Spanish torero (1934–2023)

Juan García Jiménez (7 January 1934 – 5 January 2023), better known as Mondeño, was a Spanish bullfighter.

==Biography==
Coming from a low-income family, García entered bullfighting to earn a living and get his family out of poverty. The only other occupations open to him in the beginning of the 1950s were the priesthood or Civil Guard. He made his debut as "sobresaliente" for a "rejoneador" (bullfighter on a horse) who was unable to kill his bull, in 1956. Mondeño killed the bull in his place and celebrated a great success. He was elevated from a young bullfighter (novillero) to professional (Matador de Toros) through the Alternativa (bullfighting) with Antonio Ordóñez as godfather and Manolo Vázquez as witness on 29 March 1959 in Sevilla and was confirmed on 17 May 1960 in Madrid by the same Antonio Ordóñez and Manolo Vázquez. In 1962, he participated in the film La becerrada with Antonio Ordóñez and Antonio Bienvenida.

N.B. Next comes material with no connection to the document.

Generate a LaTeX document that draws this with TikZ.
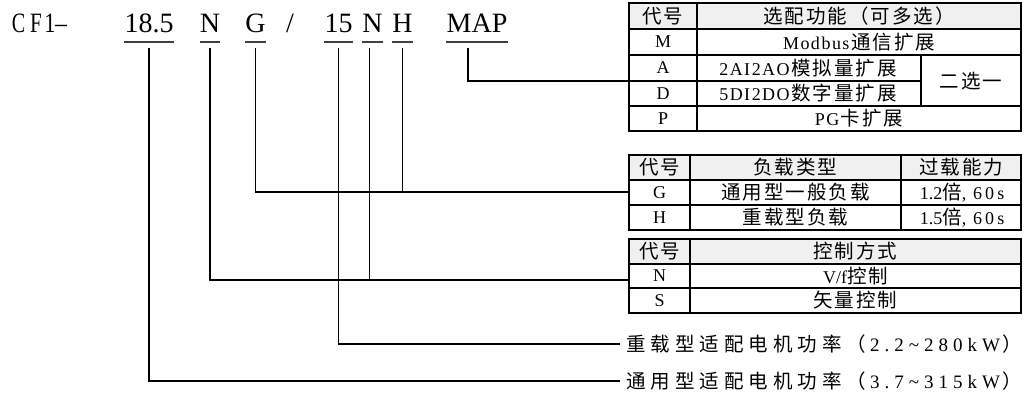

Since he entered school with the La Salle brothers in Puerto Real at age 13, he developed a strong religious conviction. When he was at the Zenit of his bullfighting career, he decided to abandon, at the surprise of everybody, and entered the Monastery of Santo Domingo in Caleruega as a monk on 30 August 1964 looking for becoming a missionary. But he became more famous inside the monastery than outside, and decided to leave, reappearing in bullfighting in March 1966 in Lisbon and in Marbella on 3 April of that year with Paco Camino and El Cordobés. In 1966 he got to know his German partner. They lived together, married, and remained married until his death. He finished his bullfighting career at the end of 1969. Together they lived in Spain, Mexico and Paris for thirty years.

Mondeño died in Sanlúcar la Mayor on 5 January 2023, two days before his 89th birthday.

Recently a Documentary Film was shot by Varsau Broadcasting, Sevilla, with the cooperation of Canal Sur Televisión. The film can be accessed through Canal Sur Mas.